You may as well accept it now: Missouri Gov. Eric Greitens will never testify under oath in court.
He cannot keep his story straight and it will not stand up to cross-examination under oath.
Greitens will at trial invoke his Fifth Amendment right against self-incrimination.
And Greitens’ attorneys and public relations team will continue and intensify their attacks on his victim, who will by trial have testified four times under oath (grand jury testimony; grueling nine-hour deposition by Greitens’ attorneys; sworn testimony before bipartisan House investigative committee that found her credible along with two of her friends who testified under oath that she told them about the 2015 events at the time; and her trial testimony).
Keep in mind: if Greitens wanted to tell the whole truth and nothing but the truth, he could have submitted to a voluntary sworn deposition from Day One. Instead, he has not answered the basic question: “Did you take a picture?” He has not denied specific vile acts his victim testified about under oath. He has hidden from journalists and relied on dark money from undisclosed donors to spray vitriol and attack others.
Greitens has not testified under oath because he cannot testify under oath, lest he get tripped up by the truth and commit perjury.

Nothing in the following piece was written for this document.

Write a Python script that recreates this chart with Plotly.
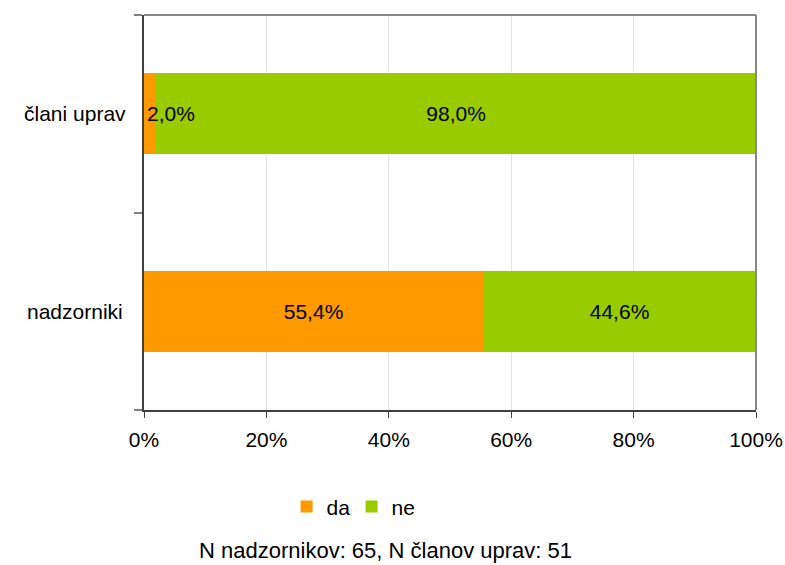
import plotly.graph_objects as go

# Survey groups (bottom to top) and shares of answers, in percent
categories = ["nadzorniki", "člani uprav"]
da_values = [55.4, 2.0]
ne_values = [44.6, 98.0]
x_ticks = [0, 20, 40, 60, 80, 100]
x_tick_labels = ["0%", "20%", "40%", "60%", "80%", "100%"]
footnote = "N nadzornikov: 65, N članov uprav: 51"

FONT = "Liberation Sans, Arial, sans-serif"
FS = 21
ORANGE = "#FF9900"
GREEN = "#99CC00"


def pct(v):
    return f"{v:.1f}%".replace(".", ",")


fig = go.Figure()

# "da" bars: labels drawn only where the segment is wide enough
fig.add_trace(go.Bar(
    name="da", y=categories, x=da_values, orientation="h",
    marker=dict(color=ORANGE, line=dict(width=0)),
    text=[pct(v) if v >= 10 else "" for v in da_values],
    textposition="inside", insidetextanchor="middle",
    textfont=dict(family=FONT, size=FS, color="black"),
    width=0.41, hoverinfo="skip",
))
fig.add_trace(go.Bar(
    name="ne", y=categories, x=ne_values, orientation="h",
    marker=dict(color=GREEN, line=dict(width=0)),
    text=[pct(v) for v in ne_values],
    textposition="inside", insidetextanchor="middle",
    textfont=dict(family=FONT, size=FS, color="black"),
    width=0.41, hoverinfo="skip",
))

# narrow "da" segments get their label just right of the axis
for cat, v in zip(categories, da_values):
    if v < 10:
        fig.add_annotation(x=0, y=cat, xref="x", yref="y", text=pct(v),
                           showarrow=False, xanchor="left", xshift=1,
                           font=dict(family=FONT, size=FS, color="black"))

# category names centred in the left margin
for cat in categories:
    fig.add_annotation(x=-0.113, y=cat, xref="paper", yref="y", text=cat,
                       showarrow=False, xanchor="center",
                       font=dict(family=FONT, size=FS, color="black"))

# top and right frame in grey
fig.add_shape(type="line", xref="paper", yref="paper", x0=0, x1=1, y0=1, y1=1,
              line=dict(color="#888888", width=2))
fig.add_shape(type="line", xref="paper", yref="paper", x0=1, x1=1, y0=0, y1=1,
              line=dict(color="#888888", width=2))

fig.add_annotation(x=0.395, y=-0.355, xref="paper", yref="paper", text=footnote,
                   showarrow=False, yanchor="middle", xanchor="center",
                   font=dict(family=FONT, size=22, color="black"))

fig.update_layout(
    barmode="stack",
    width=785, height=565,
    margin=dict(l=144, r=29, t=15, b=155, autoexpand=False),
    paper_bgcolor="white", plot_bgcolor="white",
    font=dict(family=FONT, size=FS, color="black"),
    showlegend=True,
    legend=dict(orientation="h", x=0.233, y=-0.245, xanchor="left", yanchor="middle",
                font=dict(family=FONT, size=FS), traceorder="normal",
                entrywidth=20, entrywidthmode="pixels", itemwidth=30,
                itemclick=False),
    xaxis=dict(
        range=[0, 100], tickvals=x_ticks, ticktext=x_tick_labels,
        showgrid=True, gridcolor="#E3E3E3", gridwidth=1,
        showline=True, linecolor="#404040", linewidth=2,
        ticks="outside", ticklen=6, tickcolor="#404040", tickwidth=1,
        ticklabelstandoff=4, automargin=False,
        tickfont=dict(family=FONT, size=FS), zeroline=False, fixedrange=True,
    ),
    yaxis=dict(
        type="category", categoryorder="array", categoryarray=categories,
        range=[-0.5, 1.5], showticklabels=False, tickson="boundaries",
        ticks="outside", ticklen=8, tickcolor="#808080", tickwidth=2,
        showline=True, linecolor="#404040", linewidth=2, automargin=False,
        showgrid=False, zeroline=False, fixedrange=True,
    ),
)

fig.write_html("out.html")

Greitens will take the Fifth Amendment because he, his attorneys and PR team know that if he goes under oath, he could be asked about not only the affair and its sordid details but also about other subjects with potential criminal legal exposure.
To be sure, Greitens is talking — about what he wants to talk about. He read a statement attacking his fellow Republicans who have super-majorities in both legislative chambers, absurdly accusing them of a political witch hunt.

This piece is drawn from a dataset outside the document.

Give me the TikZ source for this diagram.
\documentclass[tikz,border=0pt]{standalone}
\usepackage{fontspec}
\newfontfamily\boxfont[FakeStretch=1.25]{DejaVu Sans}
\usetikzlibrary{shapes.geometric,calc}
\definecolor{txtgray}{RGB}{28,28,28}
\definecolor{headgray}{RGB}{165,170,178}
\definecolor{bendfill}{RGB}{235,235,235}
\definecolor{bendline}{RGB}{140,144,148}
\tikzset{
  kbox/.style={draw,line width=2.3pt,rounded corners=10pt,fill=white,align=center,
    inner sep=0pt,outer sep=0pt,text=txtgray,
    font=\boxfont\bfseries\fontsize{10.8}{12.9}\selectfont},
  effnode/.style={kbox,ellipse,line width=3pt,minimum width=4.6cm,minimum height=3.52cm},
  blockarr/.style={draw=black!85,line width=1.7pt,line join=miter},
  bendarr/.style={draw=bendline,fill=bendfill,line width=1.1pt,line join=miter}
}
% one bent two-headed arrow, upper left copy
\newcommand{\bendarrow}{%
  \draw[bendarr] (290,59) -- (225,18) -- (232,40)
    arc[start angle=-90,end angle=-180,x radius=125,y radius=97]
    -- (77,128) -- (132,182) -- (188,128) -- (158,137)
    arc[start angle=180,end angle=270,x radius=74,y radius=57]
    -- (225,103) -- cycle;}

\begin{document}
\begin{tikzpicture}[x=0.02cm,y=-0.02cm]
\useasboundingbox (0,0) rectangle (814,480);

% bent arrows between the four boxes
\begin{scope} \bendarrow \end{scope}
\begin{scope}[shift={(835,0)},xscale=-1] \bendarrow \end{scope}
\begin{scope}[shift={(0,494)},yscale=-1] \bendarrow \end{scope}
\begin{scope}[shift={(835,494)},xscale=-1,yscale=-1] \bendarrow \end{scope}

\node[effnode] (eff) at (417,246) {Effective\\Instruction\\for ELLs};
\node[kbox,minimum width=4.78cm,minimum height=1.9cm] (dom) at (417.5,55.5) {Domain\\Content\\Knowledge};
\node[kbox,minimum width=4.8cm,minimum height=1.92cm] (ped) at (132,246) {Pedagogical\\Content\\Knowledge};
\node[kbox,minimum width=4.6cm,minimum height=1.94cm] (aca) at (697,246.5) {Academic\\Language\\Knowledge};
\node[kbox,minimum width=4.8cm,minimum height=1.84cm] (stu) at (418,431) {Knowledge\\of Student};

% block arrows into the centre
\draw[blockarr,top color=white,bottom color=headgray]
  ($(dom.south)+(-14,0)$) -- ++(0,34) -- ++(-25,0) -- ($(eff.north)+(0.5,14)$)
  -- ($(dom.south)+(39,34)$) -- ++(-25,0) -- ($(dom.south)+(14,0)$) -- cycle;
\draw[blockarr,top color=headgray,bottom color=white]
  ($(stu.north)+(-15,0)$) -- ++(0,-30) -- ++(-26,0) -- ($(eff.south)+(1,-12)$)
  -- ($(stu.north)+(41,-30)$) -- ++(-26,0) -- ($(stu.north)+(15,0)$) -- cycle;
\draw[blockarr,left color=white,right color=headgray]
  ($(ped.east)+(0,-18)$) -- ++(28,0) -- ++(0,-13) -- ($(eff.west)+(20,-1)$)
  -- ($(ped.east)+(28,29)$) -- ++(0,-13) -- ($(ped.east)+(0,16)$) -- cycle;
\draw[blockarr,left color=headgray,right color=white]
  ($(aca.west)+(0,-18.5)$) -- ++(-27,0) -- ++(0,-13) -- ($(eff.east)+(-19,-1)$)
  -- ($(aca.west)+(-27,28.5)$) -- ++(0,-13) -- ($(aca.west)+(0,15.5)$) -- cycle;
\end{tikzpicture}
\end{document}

But in court, under oath, the Fifth Amendment is not a buffet whereby you can bypass the broccoli and head straight for the prime rib. If you try to speak PR points from the witness stand under oath, you must also take other questions under oath, and Greitens will not take that risk.

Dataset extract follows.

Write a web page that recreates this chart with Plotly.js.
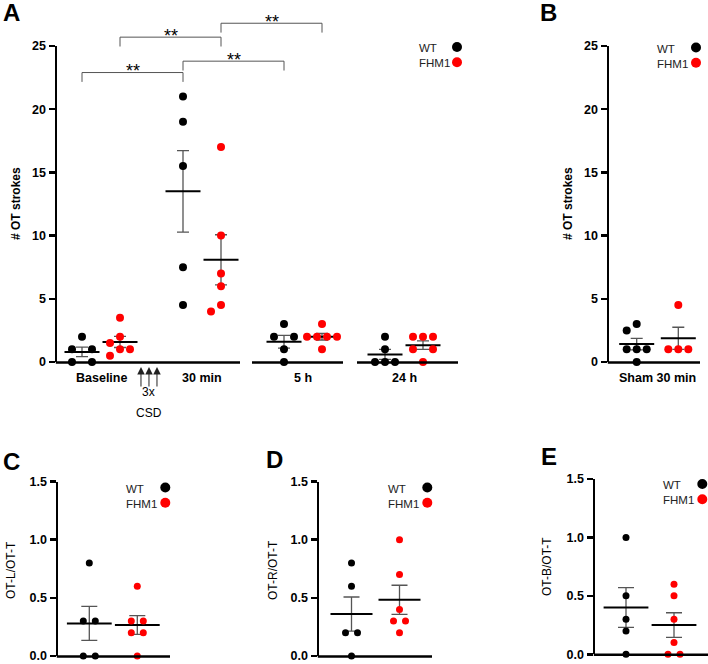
<!DOCTYPE html>
<html>
<head>
<meta charset="utf-8">
<script src="https://cdn.plot.ly/plotly-3.0.1.min.js"></script>
<style>
  html, body { margin: 0; padding: 0; background: #fff; overflow: hidden; }
  #fig { width: 708px; height: 664px; }
</style>
</head>
<body>
<div id="fig"></div>
<script>
/* ── Data ───────────────────────────────────────────────── */
const groupsA     = ['Baseline', '30 min', '5 h', '24 h'];
const strokesWT   = [[0, 0, 1, 1, 2], [21, 19, 15.5, 7.5, 4.5], [0, 1, 2, 2, 3], [0, 0, 0, 1, 2]];
const strokesFHM1 = [[3.5, 2, 1.5, 1, 1, 0.5], [17, 10, 7, 6, 4.5, 4], [1, 2, 2, 2, 2, 3], [0, 1, 1, 2, 2, 2]];

const groupsB  = ['Sham 30 min'];
const shamWT   = [0, 1, 1, 1, 2.5, 3];
const shamFHM1 = [1, 1, 1, 4.5];

const ratioL_WT   = [0, 0, 0.3, 0.3, 0.8];
const ratioL_FHM1 = [0, 0.2, 0.2, 0.3, 0.3, 0.6];
const ratioR_WT   = [0, 0.2, 0.2, 0.6, 0.8];
const ratioR_FHM1 = [0.2, 0.3, 0.3, 0.4, 0.7, 1.0];
const ratioB_WT   = [0, 0.2, 0.3, 0.5, 1.0];
const ratioB_FHM1 = [0, 0, 0.1, 0.3, 0.5, 0.6];

const ticksStrokes = [0, 5, 10, 15, 20, 25];
const ticksRatio   = [0, 0.5, 1.0, 1.5];

// significance in panel A: [group a, group b, genotype, label]
const sigA = [
  [0, 1, 'wt',  '**'],
  [0, 1, 'fhm', '**'],
  [1, 2, 'wt',  '**'],
  [1, 2, 'fhm', '**'],
];

/* ── Page geometry ───────────────────────────────────────── */
const W = 708, H = 664;
const FONT = 'Arial, "Liberation Sans", Helvetica, sans-serif';
const WT_COLOR = '#000000', FHM_COLOR = '#ff0000';

const fx = px => px / W;        // page px -> paper x
const fy = px => 1 - px / H;    // page px -> paper y

const PANELS = {
  A: { ax: '',  x0: 57,  x1: 458, y0: 362,   y1: 46,    c0: 101,   unit: 101, half: 19,   step: 10, dot: 8, meanW: 25, cap: 6, yMax: 25,  ticks: ticksStrokes, fmt: '' },
  B: { ax: '2', x0: 609, x1: 700, y0: 362,   y1: 46,    c0: 657.5, unit: 100, half: 20.8, step: 10, dot: 8, meanW: 25, cap: 6, yMax: 25,  ticks: ticksStrokes, fmt: '' },
  C: { ax: '3', x0: 58,  x1: 170, y0: 656,   y1: 481.5, c0: 113.3, unit: 100, half: 24,   step: 6,  dot: 7, meanW: 32, cap: 8, yMax: 1.5, ticks: ticksRatio,   fmt: '.1f' },
  D: { ax: '4', x0: 319, x1: 432, y0: 656,   y1: 481.5, c0: 375.5, unit: 100, half: 24,   step: 6,  dot: 7, meanW: 30, cap: 8, yMax: 1.5, ticks: ticksRatio,   fmt: '.1f' },
  E: { ax: '5', x0: 595, x1: 708, y0: 654.3, y1: 479,   c0: 650,   unit: 100, half: 24,   step: 6,  dot: 7, meanW: 32, cap: 8, yMax: 1.5, ticks: ticksRatio,   fmt: '.1f' },
};

const panelGroups = {
  A: groupsA.map((g, i) => ({ wt: strokesWT[i], fhm: strokesFHM1[i] })),
  B: [{ wt: shamWT, fhm: shamFHM1 }],
  C: [{ wt: ratioL_WT, fhm: ratioL_FHM1 }],
  D: [{ wt: ratioR_WT, fhm: ratioR_FHM1 }],
  E: [{ wt: ratioB_WT, fhm: ratioB_FHM1 }],
};

/* ── Helpers ─────────────────────────────────────────────── */
const mean = a => a.reduce((s, v) => s + v, 0) / a.length;
const sem  = a => {
  const m = mean(a);
  return Math.sqrt(a.reduce((s, v) => s + (v - m) ** 2, 0) / (a.length - 1) / a.length);
};

// Prism-like dot spreading: equal values share a row, overlapping dots get nudged
function swarm(values, p) {
  const ppu = (p.y0 - p.y1) / p.yMax;
  const d = p.step;
  const counts = {}, seen = {};
  values.forEach(v => { counts[v] = (counts[v] || 0) + 1; });
  const order = values.map((v, i) => i).sort((a, b) => values[b] - values[a]);
  const placed = [], off = new Array(values.length);
  order.forEach(i => {
    const v = values[i], n = counts[v];
    const k = seen[v] = (seen[v] === undefined ? 0 : seen[v] + 1);
    const gap = n === 2 ? 2 * d : d;
    let o = (k - (n - 1) / 2) * gap;
    const hits = t => placed.some(q => Math.hypot(q.o - t, (q.v - v) * ppu) < p.dot + 1);
    if (hits(o)) {
      const cands = [];
      for (let s = 1; s < 6; s++) cands.push(o - s * d, o + s * d);
      cands.sort((a, b) => Math.abs(a) - Math.abs(b) || a - b);
      o = cands.find(t => !hits(t));
    }
    placed.push({ o, v });
    off[i] = o;
  });
  return off;
}

function panelTraces(key) {
  const p = PANELS[key];
  const xa = 'x' + p.ax, ya = 'y' + p.ax;
  const out = [];
  [['wt', -1, WT_COLOR], ['fhm', 1, FHM_COLOR]].forEach(([g, side, color]) => {
    const xs = [], ys = [], mx = [], my = [], me = [];
    panelGroups[key].forEach((grp, i) => {
      const vals = grp[g];
      const base = i + side * p.half / p.unit;
      swarm(vals, p).forEach((o, j) => { xs.push(base + o / p.unit); ys.push(vals[j]); });
      mx.push(base); my.push(mean(vals)); me.push(sem(vals));
    });
    out.push({
      type: 'scatter', mode: 'markers', x: mx, y: my, xaxis: xa, yaxis: ya,
      cliponaxis: false, hoverinfo: 'skip',
      marker: { symbol: 'line-ew', size: p.meanW, line: { width: 2, color: '#000' } },
      error_y: { type: 'data', array: me, visible: true, color: '#555', thickness: 1.3, width: p.cap },
    });
    out.push({
      type: 'scatter', mode: 'markers', x: xs, y: ys, xaxis: xa, yaxis: ya,
      cliponaxis: false, hoverinfo: 'skip',
      marker: { size: p.dot, color, line: { width: 0 } },
    });
  });
  return out;
}

/* ── Layout ──────────────────────────────────────────────── */
const layout = {
  width: W, height: H,
  margin: { l: 0, r: 0, t: 0, b: 0 },
  paper_bgcolor: '#fff', plot_bgcolor: 'rgba(0,0,0,0)',
  showlegend: false,
  font: { family: FONT, color: '#000' },
  shapes: [], annotations: [],
};

Object.entries(PANELS).forEach(([k, p]) => {
  layout['xaxis' + p.ax] = {
    domain: [fx(p.x0), fx(p.x1)],
    range: [(p.x0 - p.c0) / p.unit, (p.x1 - p.c0) / p.unit],
    anchor: 'y' + p.ax, fixedrange: true, visible: false,
  };
  layout['yaxis' + p.ax] = {
    domain: [fy(p.y0), fy(p.y1)], range: [0, p.yMax],
    anchor: 'x' + p.ax, fixedrange: true,
    showline: true, linewidth: 2.5, linecolor: '#000',
    ticks: 'outside', ticklen: 6, tickwidth: 2.5, tickcolor: '#000',
    tickvals: p.ticks, tickformat: p.fmt, ticklabeloverflow: 'allow',
    showgrid: false, zeroline: false,
    tickfont: { family: FONT, size: 12.5, weight: 'bold', color: '#000' },
  };
});

// x baselines, drawn by hand because panel A's is broken in three pieces
const X_SEGMENTS = {
  A: [[55.8, 240], [252, 343], [357, 458]],
  B: [[607.8, 700]],
  C: [[56.8, 170]],
  D: [[317.8, 432]],
  E: [[593.8, 708]],
};
Object.entries(X_SEGMENTS).forEach(([k, segs]) => {
  const p = PANELS[k];
  segs.forEach(([a, b]) => layout.shapes.push({
    type: 'line', xref: 'paper', yref: 'paper', layer: 'above',
    x0: fx(a), x1: fx(b), y0: fy(p.y0 + 0.5), y1: fy(p.y0 + 0.5),
    line: { color: '#000', width: 2.6 },
  }));
});

const label = (text, x, y, font, extra) => Object.assign({
  text, x, y, xref: 'paper', yref: 'paper', xanchor: 'center', yanchor: 'middle',
  showarrow: false, font: Object.assign({ family: FONT, color: '#000' }, font),
}, extra || {});

// group labels under the axes
groupsA.forEach((g, i) => layout.annotations.push(
  label(g, i, fy(378), { size: 12.5, weight: 'bold' }, { xref: 'x' })));
groupsB.forEach((g, i) => layout.annotations.push(
  label(g, i, fy(378), { size: 12.5, weight: 'bold' }, { xref: 'x2' })));

// significance brackets (top heights in panel A data units)
const A = PANELS.A;
const BRACKET_TOP = [22.9, 25.7, 23.8, 26.8];
const BRACKET_LEG = 0.74;
const yA = v => fy(A.y0 - v * (A.y0 - A.y1) / A.yMax);
sigA.forEach(([ga, gb, g, txt], i) => {
  const side = g === 'wt' ? -1 : 1;
  const xa = ga + side * A.half / A.unit, xb = gb + side * A.half / A.unit;
  const top = yA(BRACKET_TOP[i]), leg = yA(BRACKET_TOP[i] - BRACKET_LEG);
  layout.shapes.push({
    type: 'path', xref: 'x', yref: 'paper',
    path: `M${xa},${leg} L${xa},${top} L${xb},${top} L${xb},${leg}`,
    line: { color: '#555', width: 1 },
  });
  layout.annotations.push(label(txt, (xa + xb) / 2, top, { size: 18 }, { xref: 'x', yshift: 1.5 }));
});

// 3x CSD arrows between Baseline and 30 min
const CSD_X = 0.475, CSD_DX = 8 / A.unit;
[-1, 0, 1].forEach(k => layout.annotations.push({
  text: '', x: CSD_X + k * CSD_DX, xref: 'x', y: fy(367), yref: 'paper',
  showarrow: true, ax: 0, ay: 21, arrowhead: 2, arrowsize: 1.5, arrowwidth: 1, arrowcolor: '#222',
}));
[['3x', 392], ['CSD', 413]].forEach(([t, py]) => layout.annotations.push(
  label(t, CSD_X, fy(py), { size: 12 }, { xref: 'x' })));

// legends: [text left, first row centre, dot centre]
const LEGENDS = { A: [417, 48, 457], B: [655, 48.5, 696], C: [124, 488.5, 165.3], D: [386, 488.5, 427.3], E: [661, 485, 702.3] };
Object.values(LEGENDS).forEach(([tx, ty, dx]) => {
  [['WT', WT_COLOR, 0], ['FHM1', FHM_COLOR, 15.3]].forEach(([t, c, dy]) => {
    layout.annotations.push(label(t, fx(tx), fy(ty + dy), { size: 11.5, color: '#222' }, { xanchor: 'left' }));
    layout.shapes.push({
      type: 'circle', xref: 'paper', yref: 'paper', fillcolor: c, line: { width: 0 },
      x0: fx(dx - 5), x1: fx(dx + 5), y0: fy(ty + dy - 6), y1: fy(ty + dy + 4),
    });
  });
});

// axis titles
[['# OT strokes', 16, 204, 'bold'], ['# OT strokes', 568, 204, 'bold'],
 ['OT-L/OT-T', 11, 570, 'normal'], ['OT-R/OT-T', 273, 570, 'normal'], ['OT-B/OT-T', 547, 567, 'normal']]
  .forEach(([t, x, y, w]) => layout.annotations.push(
    label(t, fx(x), fy(y), { size: 12, weight: w }, { textangle: -90 })));

// panel letters
[['A', 11, 12.5], ['B', 548.5, 12.5], ['C', 11.5, 461.5], ['D', 274, 459], ['E', 548.5, 456.5]]
  .forEach(([t, x, y]) => layout.annotations.push(
    label(t, fx(x), fy(y), { size: 24, weight: 'bold' })));

const traces = Object.keys(PANELS).flatMap(panelTraces);

Plotly.newPlot('fig', traces, layout, { staticPlot: true, displayModeBar: false });
</script>
</body>
</html>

Greitens will never testify under oath in his trial.
Republican House members who are using as cover “he needs his day in court” (and are for once, in comic irony, showing deference to one of the city of St. Louis juries they usually decry as doormen at a “judicial hellhole”) will never hear Greitens answer direct questions under oath on the witness stand.
The strategy is to attack the victim and mount a rifle-shot defense that absent the famous photo of his victim, he must be acquitted and should not be impeached.
But the Missouri Constitution, Article VII, Section 1, establishes a different standard for legislative impeachment of a governor.
A governor may be impeached for acts of “misconduct” and “moral turpitude.”
As U.S. Supreme Court Justice Potter Stewart famously stated for his threshold for identifying obscenity in Jacobellis v. Ohio (1964), “I know it when I see it.”
Given its bipartisan committee investigation that found credible the victim and other witnesses in the Greitens matter, members of the Missouri House know “misconduct” and “moral turpitude” when they see it.
The legislature and the judiciary are separate branches of Missouri government from the executive, each with specific constitutionally empowered duties and responsibilities.
Members of the House and Senate must understand these duties and responsibilities, and heed the inscription in the Capitol:
“Nothing is politically right that is morally wrong.”
By Scott Charton
Scott Charton is a retired Jefferson City bureau chief and political writer for The Associated Press who now is a corporate consultant in Columbia. He directed AP’s 1994 coverage of the impeachment of the Missouri Secretary of State.